[Exercise]:
Every line of the material is to be quoted verbatim, minus the pictures.

[Raw data]:
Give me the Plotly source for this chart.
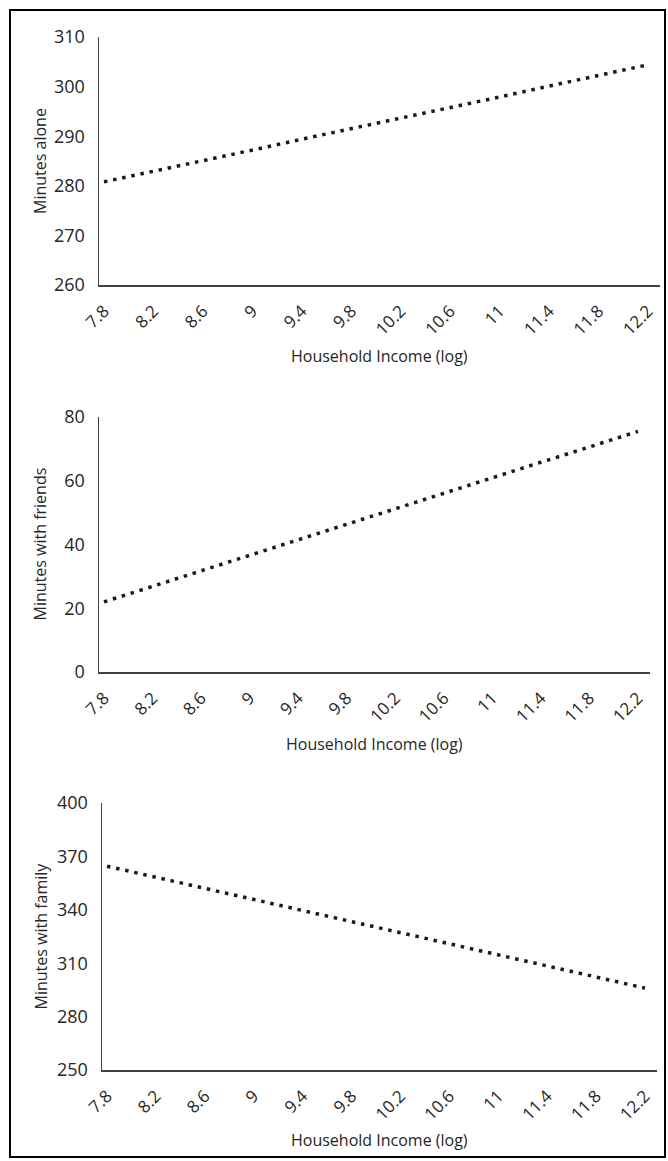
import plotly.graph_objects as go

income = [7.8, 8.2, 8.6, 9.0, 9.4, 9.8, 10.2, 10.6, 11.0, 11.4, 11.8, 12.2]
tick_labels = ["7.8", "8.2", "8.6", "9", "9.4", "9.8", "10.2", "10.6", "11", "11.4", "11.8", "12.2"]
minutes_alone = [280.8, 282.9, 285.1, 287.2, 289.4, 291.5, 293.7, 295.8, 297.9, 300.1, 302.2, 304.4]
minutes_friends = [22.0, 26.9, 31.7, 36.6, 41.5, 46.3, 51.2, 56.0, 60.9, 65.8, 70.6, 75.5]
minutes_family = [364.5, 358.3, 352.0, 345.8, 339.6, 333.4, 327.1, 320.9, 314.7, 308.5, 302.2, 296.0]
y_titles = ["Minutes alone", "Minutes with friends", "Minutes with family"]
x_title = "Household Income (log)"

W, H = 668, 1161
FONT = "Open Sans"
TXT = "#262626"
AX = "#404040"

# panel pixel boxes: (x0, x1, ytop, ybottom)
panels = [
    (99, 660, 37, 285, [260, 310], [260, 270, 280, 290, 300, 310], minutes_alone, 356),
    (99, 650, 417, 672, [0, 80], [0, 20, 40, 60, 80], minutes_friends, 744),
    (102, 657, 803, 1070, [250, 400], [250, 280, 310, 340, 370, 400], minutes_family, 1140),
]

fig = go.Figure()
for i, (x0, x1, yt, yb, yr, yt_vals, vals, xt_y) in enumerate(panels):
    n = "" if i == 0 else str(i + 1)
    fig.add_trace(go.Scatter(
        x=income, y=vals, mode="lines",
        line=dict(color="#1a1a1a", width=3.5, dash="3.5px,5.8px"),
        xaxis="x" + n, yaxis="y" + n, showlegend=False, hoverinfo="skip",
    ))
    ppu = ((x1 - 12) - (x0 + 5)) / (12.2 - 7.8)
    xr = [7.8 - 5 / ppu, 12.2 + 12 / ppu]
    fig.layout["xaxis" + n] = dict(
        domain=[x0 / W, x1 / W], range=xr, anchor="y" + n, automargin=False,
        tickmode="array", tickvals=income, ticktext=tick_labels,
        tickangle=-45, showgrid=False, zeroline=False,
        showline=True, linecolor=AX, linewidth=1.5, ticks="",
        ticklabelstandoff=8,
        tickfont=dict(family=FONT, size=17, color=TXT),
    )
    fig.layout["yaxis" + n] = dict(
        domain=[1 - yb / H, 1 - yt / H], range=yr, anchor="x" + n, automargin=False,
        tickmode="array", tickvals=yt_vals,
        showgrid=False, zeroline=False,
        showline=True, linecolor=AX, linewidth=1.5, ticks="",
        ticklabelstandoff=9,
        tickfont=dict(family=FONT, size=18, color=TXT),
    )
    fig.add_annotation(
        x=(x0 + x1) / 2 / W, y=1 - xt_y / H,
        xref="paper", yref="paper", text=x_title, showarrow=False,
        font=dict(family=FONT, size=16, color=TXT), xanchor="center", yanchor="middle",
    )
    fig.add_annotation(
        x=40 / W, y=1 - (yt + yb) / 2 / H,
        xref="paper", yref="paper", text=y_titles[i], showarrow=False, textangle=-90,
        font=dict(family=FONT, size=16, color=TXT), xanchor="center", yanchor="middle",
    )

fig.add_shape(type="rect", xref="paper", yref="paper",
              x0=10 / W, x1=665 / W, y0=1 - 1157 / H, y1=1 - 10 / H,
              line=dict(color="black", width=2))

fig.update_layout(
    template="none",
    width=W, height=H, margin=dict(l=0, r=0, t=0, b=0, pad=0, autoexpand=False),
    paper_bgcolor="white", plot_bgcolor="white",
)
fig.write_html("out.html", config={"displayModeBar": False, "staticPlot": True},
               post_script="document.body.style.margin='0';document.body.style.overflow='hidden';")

[Response to this exercise]:
Give me the Plotly source for this chart.
import plotly.graph_objects as go

income = [7.8, 8.2, 8.6, 9.0, 9.4, 9.8, 10.2, 10.6, 11.0, 11.4, 11.8, 12.2]
tick_labels = ["7.8", "8.2", "8.6", "9", "9.4", "9.8", "10.2", "10.6", "11", "11.4", "11.8", "12.2"]
minutes_alone = [280.8, 282.9, 285.1, 287.2, 289.4, 291.5, 293.7, 295.8, 297.9, 300.1, 302.2, 304.4]
minutes_friends = [22.0, 26.9, 31.7, 36.6, 41.5, 46.3, 51.2, 56.0, 60.9, 65.8, 70.6, 75.5]
minutes_family = [364.5, 358.3, 352.0, 345.8, 339.6, 333.4, 327.1, 320.9, 314.7, 308.5, 302.2, 296.0]
y_titles = ["Minutes alone", "Minutes with friends", "Minutes with family"]
x_title = "Household Income (log)"

W, H = 668, 1161
FONT = "Open Sans"
TXT = "#262626"
AX = "#404040"

# panel pixel boxes: (x0, x1, ytop, ybottom)
panels = [
    (99, 660, 37, 285, [260, 310], [260, 270, 280, 290, 300, 310], minutes_alone, 356),
    (99, 650, 417, 672, [0, 80], [0, 20, 40, 60, 80], minutes_friends, 744),
    (102, 657, 803, 1070, [250, 400], [250, 280, 310, 340, 370, 400], minutes_family, 1140),
]

fig = go.Figure()
for i, (x0, x1, yt, yb, yr, yt_vals, vals, xt_y) in enumerate(panels):
    n = "" if i == 0 else str(i + 1)
    fig.add_trace(go.Scatter(
        x=income, y=vals, mode="lines",
        line=dict(color="#1a1a1a", width=3.5, dash="3.5px,5.8px"),
        xaxis="x" + n, yaxis="y" + n, showlegend=False, hoverinfo="skip",
    ))
    ppu = ((x1 - 12) - (x0 + 5)) / (12.2 - 7.8)
    xr = [7.8 - 5 / ppu, 12.2 + 12 / ppu]
    fig.layout["xaxis" + n] = dict(
        domain=[x0 / W, x1 / W], range=xr, anchor="y" + n, automargin=False,
        tickmode="array", tickvals=income, ticktext=tick_labels,
        tickangle=-45, showgrid=False, zeroline=False,
        showline=True, linecolor=AX, linewidth=1.5, ticks="",
        ticklabelstandoff=8,
        tickfont=dict(family=FONT, size=17, color=TXT),
    )
    fig.layout["yaxis" + n] = dict(
        domain=[1 - yb / H, 1 - yt / H], range=yr, anchor="x" + n, automargin=False,
        tickmode="array", tickvals=yt_vals,
        showgrid=False, zeroline=False,
        showline=True, linecolor=AX, linewidth=1.5, ticks="",
        ticklabelstandoff=9,
        tickfont=dict(family=FONT, size=18, color=TXT),
    )
    fig.add_annotation(
        x=(x0 + x1) / 2 / W, y=1 - xt_y / H,
        xref="paper", yref="paper", text=x_title, showarrow=False,
        font=dict(family=FONT, size=16, color=TXT), xanchor="center", yanchor="middle",
    )
    fig.add_annotation(
        x=40 / W, y=1 - (yt + yb) / 2 / H,
        xref="paper", yref="paper", text=y_titles[i], showarrow=False, textangle=-90,
        font=dict(family=FONT, size=16, color=TXT), xanchor="center", yanchor="middle",
    )

fig.add_shape(type="rect", xref="paper", yref="paper",
              x0=10 / W, x1=665 / W, y0=1 - 1157 / H, y1=1 - 10 / H,
              line=dict(color="black", width=2))

fig.update_layout(
    template="none",
    width=W, height=H, margin=dict(l=0, r=0, t=0, b=0, pad=0, autoexpand=False),
    paper_bgcolor="white", plot_bgcolor="white",
)
fig.write_html("out.html", config={"displayModeBar": False, "staticPlot": True},
               post_script="document.body.style.margin='0';document.body.style.overflow='hidden';")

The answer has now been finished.